LP-Spec: Leveraging LPDDR PIM for Efficient LLM Mobile Speculative Inference with Architecture-Dataflow Co-Optimization
Siyuan He, Zhantong Zhu, Yandong He, Tianyu Jia
公開日: 2025/8/10
Abstract
LLM inference on mobile devices faces extraneous challenges due to limited memory bandwidth and computational resources. To address these issues, speculative inference and processing-in-memory (PIM) techniques have been explored at the algorithmic and hardware levels. However, speculative inference results in more compute-intensive GEMM operations, creating new design trade-offs for existing GEMV-accelerated PIM architectures. Furthermore, there exists a significant amount of redundant draft tokens in tree-based speculative inference, necessitating efficient token management schemes to minimize energy consumption. In this work, we present LP-Spec, an architecture-dataflow co-design leveraging hybrid LPDDR5 performance-enhanced PIM architecture with draft token pruning and dynamic workload scheduling to accelerate LLM speculative inference. A near-data memory controller is proposed to enable data reallocation between DRAM and PIM banks. Furthermore, a data allocation unit based on the hardware-aware draft token pruner is developed to minimize energy consumption and fully exploit parallel execution opportunities.

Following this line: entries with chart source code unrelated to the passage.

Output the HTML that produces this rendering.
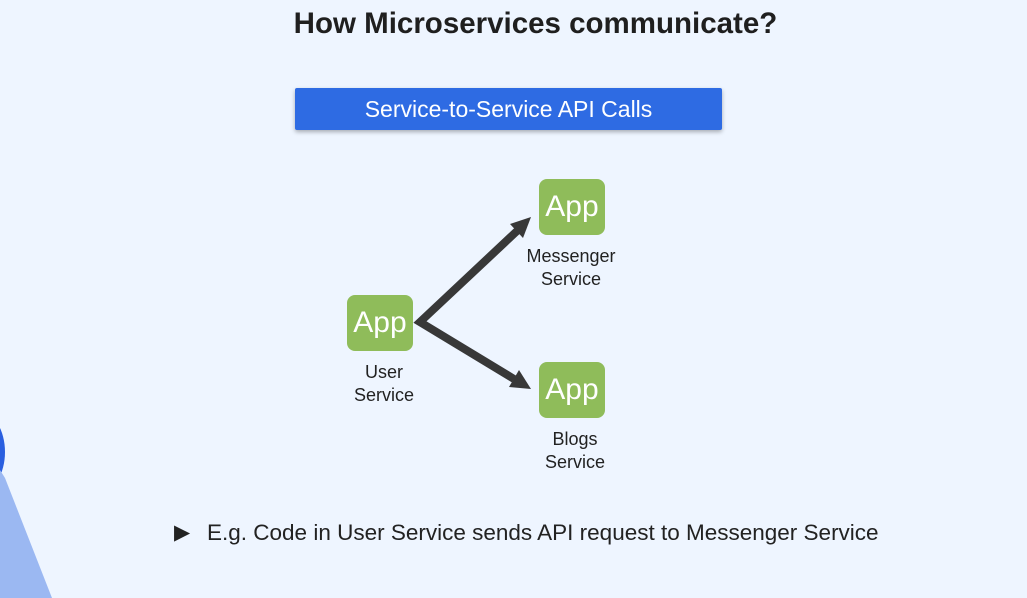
<!DOCTYPE html>
<html><head><style>
body{margin:0;width:1027px;height:598px;background:#eef5ff;position:relative;overflow:hidden;font-family:"Liberation Sans",sans-serif;}
.t{position:absolute;left:22px;width:1027px;top:7px;text-align:center;font-weight:bold;font-size:29.5px;color:#1f1f1f;}
.ban{position:absolute;left:295px;top:88px;width:427px;height:42px;background:#2e6be3;color:#fff;font-size:23px;line-height:42px;text-align:center;border-radius:2px;box-shadow:0 2px 4px rgba(0,0,0,.3);}
.app{position:absolute;width:66px;height:56px;background:#8fbc5a;border-radius:8px;color:#fff;font-size:30px;line-height:56px;text-align:center;}
.lb{position:absolute;font-size:18px;color:#222;text-align:center;line-height:23px;width:120px;}
.bul{position:absolute;left:174px;top:520px;font-size:21px;color:#222;}
.bt{position:absolute;left:207px;top:520px;font-size:22.5px;color:#222;white-space:nowrap;}
</style></head><body>
<div class="t">How Microservices communicate?</div>
<div class="ban">Service-to-Service API Calls</div>
<svg width="1027" height="598" style="position:absolute;left:0;top:0">
<ellipse cx="-20" cy="452" rx="25" ry="40" fill="#2a5fe0"/>
<polygon points="0,470 5,478 52,598 0,598" fill="#9bb8f2"/>
<polyline points="517,231 420,322 514,379" fill="none" stroke="#383838" stroke-width="8"/>
<polygon points="531,217 523,238 510,224" fill="#383838"/>
<polygon points="531,389 509,387 519,370" fill="#383838"/>
</svg>
<div class="app" style="left:347px;top:295px">App</div>
<div class="app" style="left:539px;top:179px">App</div>
<div class="app" style="left:539px;top:362px">App</div>
<div class="lb" style="left:324px;top:361px">User<br>Service</div>
<div class="lb" style="left:511px;top:245px">Messenger<br>Service</div>
<div class="lb" style="left:515px;top:428px">Blogs<br>Service</div>
<div class="bul">▶</div>
<div class="bt">E.g. Code in User Service sends API request to Messenger Service</div>
</body></html>
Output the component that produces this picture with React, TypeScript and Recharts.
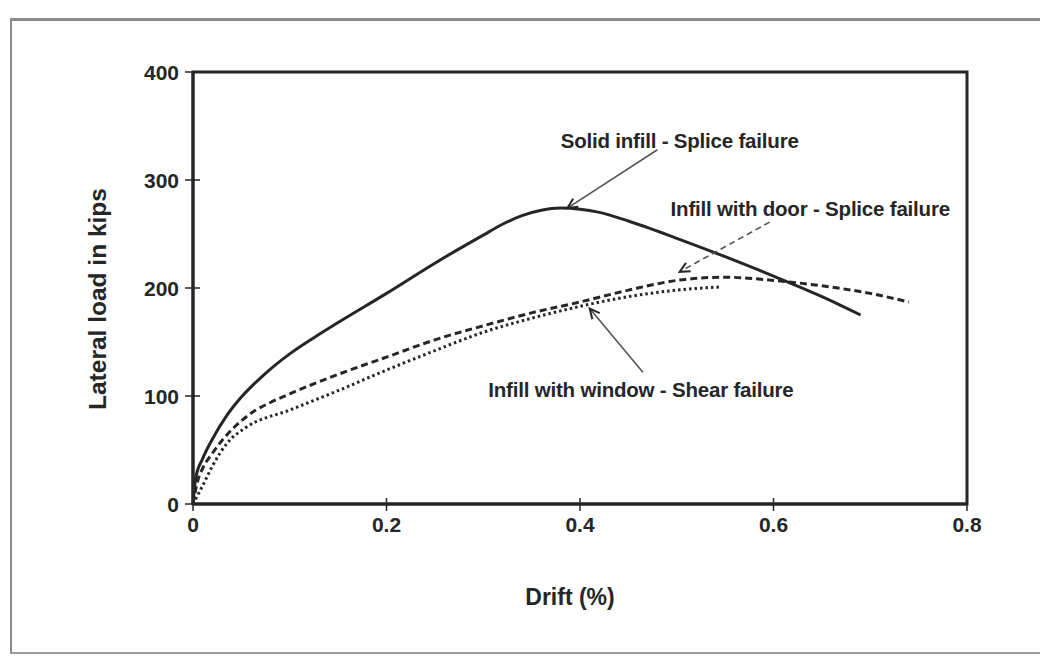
import {
  LineChart,
  Line,
  XAxis,
  YAxis,
  ReferenceArea,
  ReferenceLine,
  ReferenceDot,
} from "recharts";

// drift (%) vs lateral load (kips)
const solidInfill = [
  { drift: 0, load: 0 },
  { drift: 0.003, load: 25 },
  { drift: 0.01, load: 42 },
  { drift: 0.02, load: 60 },
  { drift: 0.035, load: 82 },
  { drift: 0.05, load: 99 },
  { drift: 0.075, load: 121 },
  { drift: 0.1, load: 139 },
  { drift: 0.125, load: 154 },
  { drift: 0.15, load: 168 },
  { drift: 0.2, load: 195 },
  { drift: 0.25, load: 223 },
  { drift: 0.3, load: 249 },
  { drift: 0.32, load: 259 },
  { drift: 0.34, load: 267 },
  { drift: 0.36, load: 272 },
  { drift: 0.38, load: 274 },
  { drift: 0.4, load: 273 },
  { drift: 0.42, load: 270 },
  { drift: 0.45, load: 262 },
  { drift: 0.5, load: 246 },
  { drift: 0.55, load: 229 },
  { drift: 0.6, load: 211 },
  { drift: 0.65, load: 192 },
  { drift: 0.69, load: 175 },
];

const doorInfill = [
  { drift: 0, load: 0 },
  { drift: 0.005, load: 22 },
  { drift: 0.01, load: 33 },
  { drift: 0.02, load: 47 },
  { drift: 0.035, load: 64 },
  { drift: 0.05, load: 77 },
  { drift: 0.065, load: 87 },
  { drift: 0.08, load: 94 },
  { drift: 0.1, load: 102 },
  { drift: 0.15, load: 120 },
  { drift: 0.2, load: 136 },
  { drift: 0.25, load: 152 },
  { drift: 0.3, load: 165 },
  { drift: 0.35, load: 177 },
  { drift: 0.4, load: 187 },
  { drift: 0.45, load: 198 },
  { drift: 0.5, load: 207 },
  { drift: 0.55, load: 210 },
  { drift: 0.6, load: 207 },
  { drift: 0.65, load: 202 },
  { drift: 0.7, load: 195 },
  { drift: 0.74, load: 187 },
];

const windowInfill = [
  { drift: 0, load: 0 },
  { drift: 0.01, load: 17 },
  { drift: 0.02, load: 35 },
  { drift: 0.035, load: 56 },
  { drift: 0.055, load: 71 },
  { drift: 0.1, load: 87 },
  { drift: 0.15, load: 105 },
  { drift: 0.2, load: 124 },
  { drift: 0.25, load: 142 },
  { drift: 0.3, load: 159 },
  { drift: 0.35, load: 172 },
  { drift: 0.4, load: 183 },
  { drift: 0.45, load: 192 },
  { drift: 0.5, load: 198 },
  { drift: 0.545, load: 201 },
];

const xTicks = [0, 0.2, 0.4, 0.6, 0.8];
const yTicks = [0, 100, 200, 300, 400];

const notes = [
  { text: "Solid infill - Splice failure", x: 0.503, y: 337, from: [0.48, 328], to: [0.387, 274], dashed: false },
  { text: "Infill with door - Splice failure", x: 0.638, y: 274, from: [0.596, 261], to: [0.503, 215], dashed: true },
  { text: "Infill with window - Shear failure", x: 0.463, y: 106, from: [0.465, 122], to: [0.41, 181], dashed: false },
];

const ink = "#262626";
const font = "'Liberation Sans', Arial, sans-serif";
const tickFont = { fill: ink, fontSize: 21, fontWeight: 700, fontFamily: font };

function Arrow(props: any) {
  const { x1, y1, x2, y2, dashed } = props;
  const ang = Math.atan2(y2 - y1, x2 - x1);
  const len = 11;
  const spread = 0.45;
  const ax = x2 - len * Math.cos(ang - spread);
  const ay = y2 - len * Math.sin(ang - spread);
  const bx = x2 - len * Math.cos(ang + spread);
  const by = y2 - len * Math.sin(ang + spread);
  return (
    <g stroke="#555" strokeWidth={1.6} fill="none">
      <line x1={x1} y1={y1} x2={x2} y2={y2} strokeDasharray={dashed ? "6 4" : undefined} />
      <polyline points={`${ax},${ay} ${x2},${y2} ${bx},${by}`} stroke={ink} strokeWidth={2} />
    </g>
  );
}

// tick marks cross the axis line, so draw them with the label
function XTick(props: any) {
  const { x, y, payload } = props;
  const axisY = y - 13;
  return (
    <g>
      <line x1={x} x2={x} y1={axisY - 6} y2={axisY + 7} stroke={ink} strokeWidth={1.5} />
      <text x={x} y={y} dy="0.72em" textAnchor="middle" {...tickFont}>
        {payload.value}
      </text>
    </g>
  );
}

function YTick(props: any) {
  const { x, y, payload } = props;
  const axisX = x + 14;
  return (
    <g>
      <line x1={axisX - 8} x2={axisX + 7} y1={y} y2={y} stroke={ink} strokeWidth={1.5} />
      <text x={x} y={y} dy="0.36em" textAnchor="end" {...tickFont}>
        {payload.value}
      </text>
    </g>
  );
}

export default function App() {
  return (
    <div style={{ position: "absolute", left: 0, top: 0, width: 1040, height: 658, background: "#fff" }}>
      <div
        style={{
          position: "absolute",
          left: 10,
          top: 18,
          width: 1040,
          height: 636,
          borderLeft: "2px solid #8a8a8a",
          borderTop: "3px solid #8a8a8a",
          borderBottom: "2px solid #9a9a9a",
          boxSizing: "border-box",
        }}
      />
      <div style={{ position: "absolute", left: 0, top: 0 }}>
        <LineChart width={1040} height={658} margin={{ top: 72, right: 73, bottom: 44, left: 83 }}>
          <XAxis
            dataKey="drift"
            type="number"
            domain={[0, 0.8]}
            ticks={xTicks}
            allowDuplicatedCategory={false}
            height={110}
            tickSize={8}
            tickMargin={5}
            stroke={ink}
            tickLine={false}
            axisLine={{ stroke: ink, strokeWidth: 3 }}
            tick={<XTick />}
            label={{
              content: ({ viewBox }: any) => (
                <text
                  x={viewBox.x + viewBox.width / 2 - 10}
                  y={597}
                  textAnchor="middle"
                  dominantBaseline="central"
                  fill={ink}
                  fontSize={23}
                  fontWeight={700}
                  fontFamily={font}
                >
                  Drift (%)
                </text>
              ),
            }}
          />
          <YAxis
            type="number"
            domain={[0, 400]}
            ticks={yTicks}
            width={110}
            tickSize={8}
            tickMargin={6}
            stroke={ink}
            tickLine={false}
            axisLine={{ stroke: ink, strokeWidth: 3 }}
            tick={<YTick />}
            label={{
              content: ({ viewBox }: any) => {
                const cx = viewBox.x + 14;
                const cy = viewBox.y + viewBox.height / 2 + 11;
                return (
                  <text
                    x={cx}
                    y={cy}
                    transform={`rotate(-90 ${cx} ${cy})`}
                    textAnchor="middle"
                    dominantBaseline="central"
                    fill={ink}
                    fontSize={24.5}
                    fontWeight={700}
                    fontFamily={font}
                  >
                    Lateral load in kips
                  </text>
                );
              },
            }}
          />
          <ReferenceArea x1={0} x2={0.8} y1={0} y2={400} fill="none" stroke={ink} strokeWidth={3} ifOverflow="visible" />
          <Line
            data={solidInfill}
            dataKey="load"
            type="monotone"
            stroke={ink}
            strokeWidth={3}
            dot={false}
            isAnimationActive={false}
          />
          <Line
            data={doorInfill}
            dataKey="load"
            type="monotone"
            stroke={ink}
            strokeWidth={3}
            strokeDasharray="7 4"
            dot={false}
            isAnimationActive={false}
          />
          <Line
            data={windowInfill}
            dataKey="load"
            type="monotone"
            stroke={ink}
            strokeWidth={3}
            strokeDasharray="2.5 3"
            dot={false}
            isAnimationActive={false}
          />
          {notes.map((n) => (
            <ReferenceLine
              key={`arrow-${n.text}`}
              segment={[
                { x: n.from[0], y: n.from[1] },
                { x: n.to[0], y: n.to[1] },
              ]}
              ifOverflow="visible"
              shape={(p: any) => <Arrow {...p} dashed={n.dashed} />}
            />
          ))}
          {notes.map((n) => (
            <ReferenceDot
              key={`note-${n.text}`}
              x={n.x}
              y={n.y}
              r={0}
              ifOverflow="visible"
              shape={(p: any) => (
                <text
                  x={p.cx}
                  y={p.cy}
                  textAnchor="middle"
                  dominantBaseline="central"
                  fill={ink}
                  fontSize={20.5}
                  fontWeight={700}
                  fontFamily={font}
                  letterSpacing={-0.2}
                >
                  {n.text}
                </text>
              )}
            />
          ))}
        </LineChart>
      </div>
    </div>
  );
}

Compared to end-to-end LLM inference on other mobile solutions such as mobile NPUs or GEMV-accelerated PIMs, our LP-Spec achieves 13.21x, 7.56x, and 99.87x improvements in performance, energy efficiency, and energy-delay-product (EDP). Compared with prior AttAcc PIM and RTX 3090 GPU, LP-Spec can obtain 12.83x and 415.31x EDP reduction benefits.